The Kamaladevi Chattopadhyay NIF Book Prize is awarded annually for non-fiction books on modern or contemporary India which were published in the preceding year. The Prize was established in 2018 by the New India Foundation, a charitable trust that also awards research fellowships and book grants to Indian scholars and writers. Winners of the prize include politician and writer Jairam Ramesh, and historian Ornit Shani, and authors shortlisted for the prize include Aanchal Malhotra, Sujatha Gidla, Katherine Eban, Christophe Jaffrelot, Piers Vitebsky, Alpa Shah, and Manoranjan Byapari.

Establishment 
The Kamaladevi Chattopadhyay NIF Book Prize was established by the New India Foundation, a charitable organisation which also awards research fellowships and book grants for Indian writers. Trustees of the foundation include political scientist Niraja Gopal Jayal, businessmen Manish Sabharwal and Nandan Nilekani, historians Ramachandra Guha, and Srinath Raghavan. The foundation provides grants for scholars and writers who are writing non-fiction and fiction books about India, and also provides translation grants for works translated from Indian languages.
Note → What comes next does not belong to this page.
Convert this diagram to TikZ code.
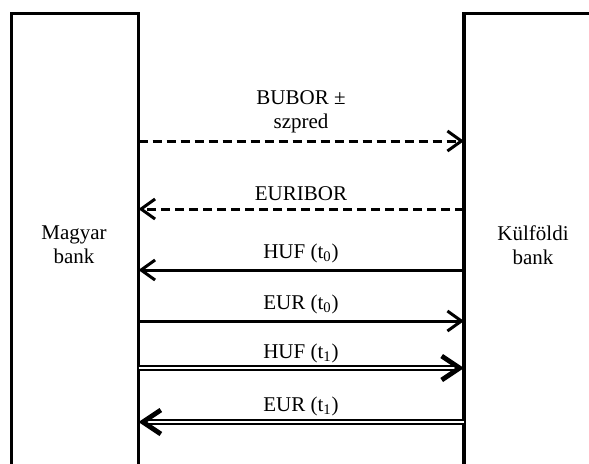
\documentclass[tikz,border=0pt]{standalone}
\usepackage{fontspec}
\setmainfont{Liberation Serif}
\usetikzlibrary{arrows.meta}
\begin{document}
\begin{tikzpicture}[x=0.5pt,y=-0.5pt]
\tikzstyle{flow}=[line width=1.5pt,-{Straight Barb[length=7pt,width=10pt,line width=1.5pt]}]
\tikzstyle{rate}=[flow,dash pattern=on 4.5pt off 2.5pt]
\tikzstyle{swap}=[line width=1.1pt,double,double distance=1pt,-{Straight Barb[length=9pt,width=12pt,line width=2.4pt]}]
\tikzstyle{lbl}=[font=\fontsize{10.5}{12}\selectfont,align=center,inner sep=0pt]
\useasboundingbox (0,0) rectangle (589,463);
\clip (0,0) rectangle (589,463);
% the two banks
\draw[line width=1.7pt] (11.5,480) -- (11.5,13.5) -- (138.5,13.5) -- (138.5,480);
\draw[line width=1.7pt] (464,480) -- (464,13.5) -- (600,13.5);
\node[lbl] (magyar) at (74,245) {Magyar\\bank};
\node[lbl] (kulfoldi) at (533,245) {Külföldi\\bank};
\foreach \i/\y in {1/141,2/209,3/270,4/321,5/368,6/422} {
  \coordinate (m\i) at (138.5,\y);
  \coordinate (k\i) at (464,\y);
}
% interest payments
\node[lbl] (bubor) at (301,112) {BUBOR ±\\szpred};
\draw[rate] (m1) -- (k1);
\node[lbl,anchor=base] (euribor) at (301,200) {EURIBOR};
\draw[rate] (k2) -- (m2);
% principal at t0 and t1
\node[lbl,anchor=base] (huf0) at (301,258) {HUF (t\textsubscript{0})};
\draw[flow] (k3) -- (m3);
\node[lbl,anchor=base] (eur0) at (301,309) {EUR (t\textsubscript{0})};
\draw[flow] (m4) -- (k4);
\node[lbl,anchor=base] (huf1) at (301,358) {HUF (t\textsubscript{1})};
\draw[swap] (m5) -- (k5);
\node[lbl,anchor=base] (eur1) at (301,411) {EUR (t\textsubscript{1})};
\draw[swap] (k6) -- (m6);
\end{tikzpicture}
\end{document}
The Kamaladevi Chattopadhyay NIF Book Prize was established in 2018, to recognise and foster non-fiction writing about India, and is awarded annually for books published in the preceding year. The prize is awarded to authors of any nationality, for books published in any language, and comes with a financial award of . Books which have already been the subject of fellowships awarded by the foundation are ineligible, and the jury is composed of the foundation's trustees.